Para ela, o entendimento do que seja bem-estar holístico, incluindo suporte do sistema imunológico, bem-estar metabólico, saúde digestiva e bem-estar mental, fará parte de um vocabulário que tende a ser incorporado à cultura alimentar. O que remete ao quinto item da pesquisa: indulgência proposital é a nova “indulgência permissível”. Alimentos e bebidas indulgentes (os “pecadinhos” alimentares) fazem parte do novo conceito do que seja autocuidado.

Com a pandemia, 56% dos consumidores globais passaram a comprar alimentos reconfortantes regularmente. “Desfrutar de alimentos reconfortantes de vez em quando ajuda os consumidores a lidar com a saúde holística, que gira em torno da noção de que a mente e o corpo desempenham papéis iguais no bem-estar geral”, afirma Lin. “A ideia por trás da indulgência proposital é que desfrutar de alimentos reconfortantes ou guloseimas de uma forma calculada pode ajudar a manter o humor e o bem-estar emocional, ao mesmo tempo que atende às necessidades nutricionais.”

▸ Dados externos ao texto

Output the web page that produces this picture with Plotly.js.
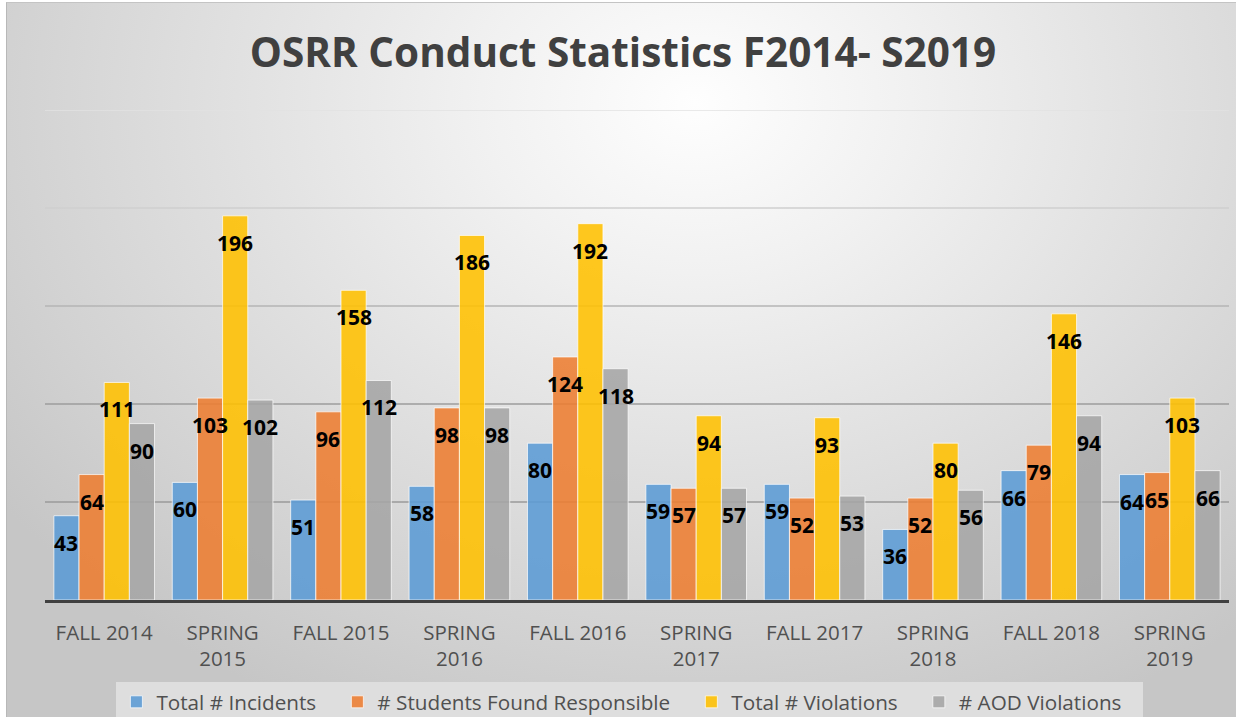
<!DOCTYPE html>
<html>
<head>
<meta charset="utf-8">
<script src="https://cdn.plot.ly/plotly-3.0.1.min.js"></script>
<style>
  html, body { margin:0; padding:0; background:#ffffff; }
  #wrap { position:relative; width:1236px; height:717px; overflow:hidden; }
  #bg { position:absolute; left:6px; top:2px; right:0; bottom:0;
        border-left:1px solid #b8b8b8; border-top:1px solid #c4c4c4;
        background: radial-gradient(ellipse 70% 95% at 56% 14%, #fefefe 0%, #f1f1f1 25%, #e0e0e0 55%, #d2d2d2 80%, #c6c6c6 100%); }
  #chart { position:absolute; left:0; top:0; width:1236px; height:717px; }
</style>
</head>
<body>
<div id="wrap"><div id="bg"></div><div id="chart"></div></div>
<script>
const categories = ["FALL 2014","SPRING<br>2015","FALL 2015","SPRING<br>2016","FALL 2016","SPRING<br>2017","FALL 2017","SPRING<br>2018","FALL 2018","SPRING<br>2019"];
const seriesNames = ["Total # Incidents","# Students Found Responsible","Total # Violations","# AOD Violations"];
const totalIncidents    = [43, 60, 51, 58, 80, 59, 59, 36, 66, 64];
const studentsResponsible = [64, 103, 96, 98, 124, 57, 52, 52, 79, 65];
const totalViolations   = [111, 196, 158, 186, 192, 94, 93, 80, 146, 103];
const aodViolations     = [90, 102, 112, 98, 118, 57, 53, 56, 94, 66];
const gridValues = [50, 100, 150, 200, 250];

const seriesValues = [totalIncidents, studentsResponsible, totalViolations, aodViolations];
const colors = ["rgba(91,155,213,0.88)","rgba(237,125,49,0.88)","rgba(255,192,0,0.88)","rgba(165,165,165,0.88)"];
const gridColors = ["#9a9a9a","#9c9c9c","#b4b4b4","#cfcfcf","#e2e2e2"];
const bargap = 0.15;
const nS = seriesValues.length;
const legendPad = "\u00a0\u00a0\u00a0";

const traces = seriesValues.map((vals, j) => ({
  type: "bar",
  name: seriesNames[j] + legendPad,
  x: categories,
  y: vals,
  marker: { color: colors[j], line: { color: "rgba(255,255,255,0.7)", width: 1 } },
  hoverinfo: "skip"
}));

const annotations = [];
seriesValues.forEach((vals, j) => {
  vals.forEach((v, i) => {
    annotations.push({
      xref: "x", yref: "y",
      x: i + (j - (nS - 1) / 2) * (1 - bargap) / nS,
      y: v,
      text: "<b>" + v + "</b>",
      showarrow: false,
      yanchor: "middle",
      yshift: -27,
      font: { family: "Open Sans", size: 21, color: "#000000" }
    });
  });
});

const shapes = gridValues.map((g, k) => ({
  type: "line", xref: "paper", yref: "y", x0: 0, x1: 1, y0: g, y1: g,
  line: { color: gridColors[k], width: 1.5 }, layer: "below"
}));

const layout = {
  width: 1236, height: 717,
  paper_bgcolor: "rgba(0,0,0,0)",
  plot_bgcolor: "rgba(0,0,0,0)",
  margin: { l: 45, r: 7, t: 110, b: 117 },
  title: { text: "<b>OSRR Conduct Statistics F2014- S2019</b>", x: 0.504, xanchor: "center", y: 0.927, yanchor: "middle",
           font: { family: "Open Sans", size: 40.5, color: "#404040" } },
  barmode: "group",
  bargap: bargap,
  bargroupgap: 0,
  xaxis: {
    type: "category",
    showline: true, linecolor: "#404040", linewidth: 3,
    showgrid: false, ticks: "",
    tickfont: { family: "Open Sans", size: 20.5, color: "#505050" },
    ticklabelstandoff: 12
  },
  yaxis: {
    range: [0, 250], showgrid: false, zeroline: false, showticklabels: false, showline: false
  },
  showlegend: true,
  legend: {
    orientation: "h", xref: "paper", x: 0.494, xanchor: "center",
    yref: "container", y: 0.049, yanchor: "top",
    bgcolor: "#dedede",
    font: { family: "Open Sans", size: 20.7, color: "#505050" },
    itemclick: false
  },
  shapes: shapes,
  annotations: annotations
};

Plotly.newPlot("chart", traces, layout, { displayModeBar: false, staticPlot: true });
</script>
</body>
</html>
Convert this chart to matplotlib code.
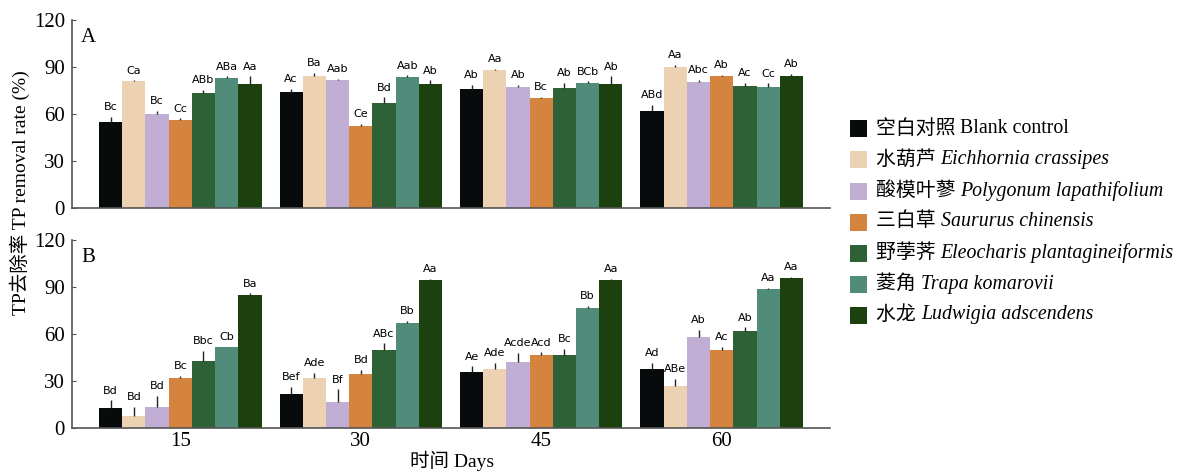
import numpy as np
import matplotlib
matplotlib.use("Agg")
import matplotlib.pyplot as plt
from matplotlib.patches import Rectangle

plt.rcParams['font.family'] = ['Liberation Serif', 'Noto Sans CJK SC', 'DejaVu Sans']

days = ["15", "30", "45", "60"]
cn_names = ["空白对照", "水葫芦", "酸模叶蓼", "三白草", "野荸荠", "菱角", "水龙"]
latin_names = ["Blank control", "Eichhornia crassipes", "Polygonum lapathifolium",
               "Saururus chinensis", "Eleocharis plantagineiformis", "Trapa komarovii",
               "Ludwigia adscendens"]
colors = ["#070b0c", "#ecd2b2", "#c0aed4", "#d4843e", "#2e6136", "#518b79", "#1d410e"]

# panel A: rows = treatments, columns = days
tp_a = [[55.2, 73.8, 76.1, 61.8],
        [80.9, 84.5, 87.9, 90.3],
        [59.9, 81.5, 77.4, 80.2],
        [56.3, 52.6, 70.4, 84.1],
        [73.4, 67.0, 76.8, 77.6],
        [83.0, 83.6, 79.6, 77.4],
        [79.4, 78.9, 79.4, 84.5]]
err_a = [[3.0, 2.4, 2.4, 3.9],
         [0.5, 1.7, 0.9, 0.9],
         [2.0, 1.0, 1.3, 1.7],
         [1.0, 1.0, 0.6, 0.9],
         [2.0, 3.6, 3.0, 2.1],
         [1.0, 1.0, 1.3, 2.1],
         [4.7, 2.6, 4.7, 1.3]]
lab_a = [["Bc", "Ac", "Ab", "ABd"],
         ["Ca", "Ba", "Aa", "Aa"],
         ["Bc", "Aab", "Ab", "Abc"],
         ["Cc", "Ce", "Bc", "Ab"],
         ["ABb", "Bd", "Ab", "Ac"],
         ["ABa", "Aab", "BCb", "Cc"],
         ["Aa", "Ab", "Ab", "Ab"]]

# panel B
tp_b = [[12.6, 21.9, 36.0, 37.9],
        [7.5, 32.1, 37.5, 26.6],
        [13.1, 16.3, 42.2, 58.3],
        [31.7, 34.3, 46.5, 49.7],
        [42.9, 49.7, 46.5, 61.7],
        [51.4, 66.9, 76.9, 88.7],
        [84.9, 94.7, 94.7, 96.0]]
err_b = [[5.1, 4.3, 3.4, 3.6],
         [5.8, 3.2, 4.3, 4.7],
         [7.3, 8.4, 5.8, 4.3],
         [1.7, 2.6, 1.7, 1.9],
         [6.2, 4.3, 4.1, 2.6],
         [0.6, 1.5, 0.9, 0.6],
         [1.0, 0.4, 0.6, 0.6]]
lab_b = [["Bd", "Bef", "Ae", "Ad"],
         ["Bd", "Ade", "Ade", "ABe"],
         ["Bd", "Bf", "Acde", "Ab"],
         ["Bc", "Bd", "Acd", "Ac"],
         ["Bbc", "ABc", "Bc", "Ab"],
         ["Cb", "Bb", "Bb", "Aa"],
         ["Ba", "Aa", "Aa", "Aa"]]

fig = plt.figure(figsize=(11.82, 4.71), dpi=100)
W, H = 1182, 471
ax_a = fig.add_axes([72 / W, 1 - 208 / H, (830 - 72) / W, 188 / H])
ax_b = fig.add_axes([72 / W, 1 - 428 / H, (830 - 72) / W, 188 / H])

x = np.arange(len(days))
width = 0.9 / 7


def draw_panel(ax, vals, errs, labels, tag, show_x):
    for i in range(7):
        pos = x + (i - 3) * width
        ax.bar(pos, vals[i], width, color=colors[i], edgecolor='none', zorder=2)
        ax.errorbar(pos, vals[i], yerr=[np.zeros(4), errs[i]], fmt='none',
                    ecolor='#222222', elinewidth=1.0, capsize=0, zorder=3)
        for j in range(4):
            ax.text(pos[j], vals[i][j] + errs[i][j] + 3.0, labels[i][j],
                    ha='center', va='bottom', fontsize=8, family='DejaVu Sans')
    ax.set_xlim(-0.6, 3.6)
    ax.set_ylim(0, 120)
    ax.set_yticks([0, 30, 60, 90, 120])
    ax.tick_params(axis='y', direction='in', length=3, labelsize=15, color='#555555', pad=5)
    ax.tick_params(axis='x', length=0, labelsize=15, pad=3)
    ax.set_xticks(x)
    if show_x:
        ax.set_xticklabels(days)
    else:
        ax.set_xticklabels([])
    for s in ['top', 'right']:
        ax.spines[s].set_visible(False)
    for s in ['left', 'bottom']:
        ax.spines[s].set_color('#555555')
        ax.spines[s].set_linewidth(1.2)
    ax.text(0.012, 0.96, tag, transform=ax.transAxes, ha='left', va='top', fontsize=15)


draw_panel(ax_a, tp_a, err_a, lab_a, "A", False)
draw_panel(ax_b, tp_b, err_b, lab_b, "B", True)

fig.text(20 / W, 1 - 193 / H, "TP去除率 TP removal rate (%)", rotation=90,
         ha='center', va='center', fontsize=14)
fig.text(452 / W, 1 - 461 / H, "时间 Days", ha='center', va='center', fontsize=14)

# legend drawn by hand so the Chinese and italic Latin parts can mix
renderer = fig.canvas.get_renderer()
row_y = 129
for k in range(7):
    yc = 1 - row_y / H
    fig.patches.append(Rectangle((850 / W, yc - 8.5 / H), 17 / W, 17 / H,
                                 transform=fig.transFigure, facecolor=colors[k],
                                 edgecolor='none'))
    t1 = fig.text(876 / W, yc, cn_names[k] + " ", ha='left', va='center', fontsize=14.3)
    bb = t1.get_window_extent(renderer)
    style = 'normal' if k == 0 else 'italic'
    fig.text(bb.x1 / W, yc, latin_names[k], ha='left', va='center',
             fontsize=14.3, style=style)
    row_y += 31

fig.savefig("out.png", dpi=100)
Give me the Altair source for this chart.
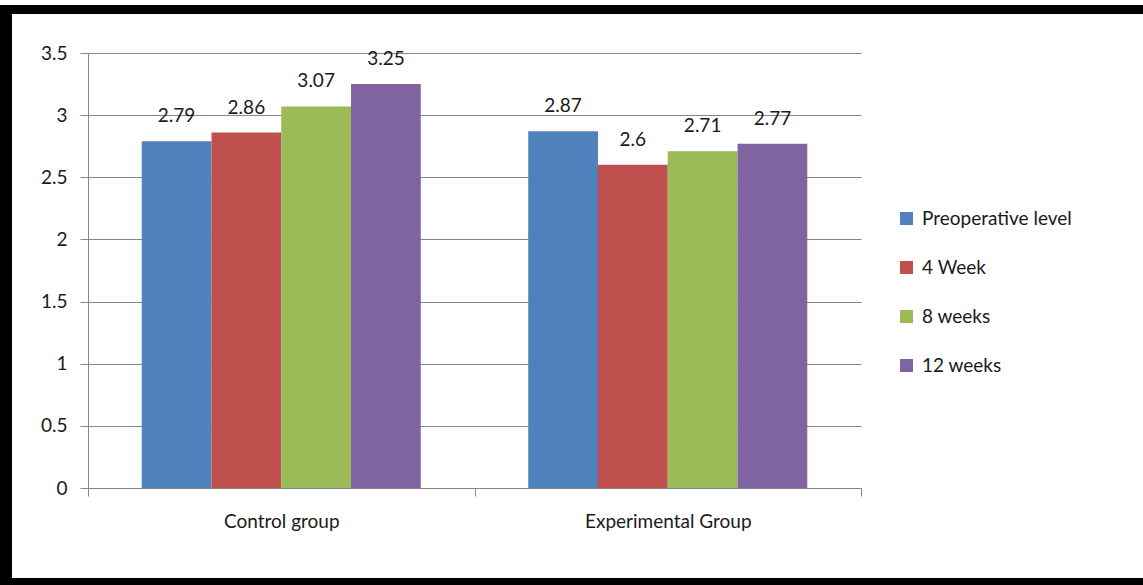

Na pesquisa, 64% dos consumidores globais relataram que não veem problema em desfrutar de guloseimas indulgentes como parte de uma dieta saudável. Entre os sul-americanos, o índice baixou para 56%. De qualquer forma, além de bebidas, lanches e plant based, produtos de confeitaria com benefícios funcionais estão na pauta da ADM. Para Lin, este “é um momento empolgante para a indústria”.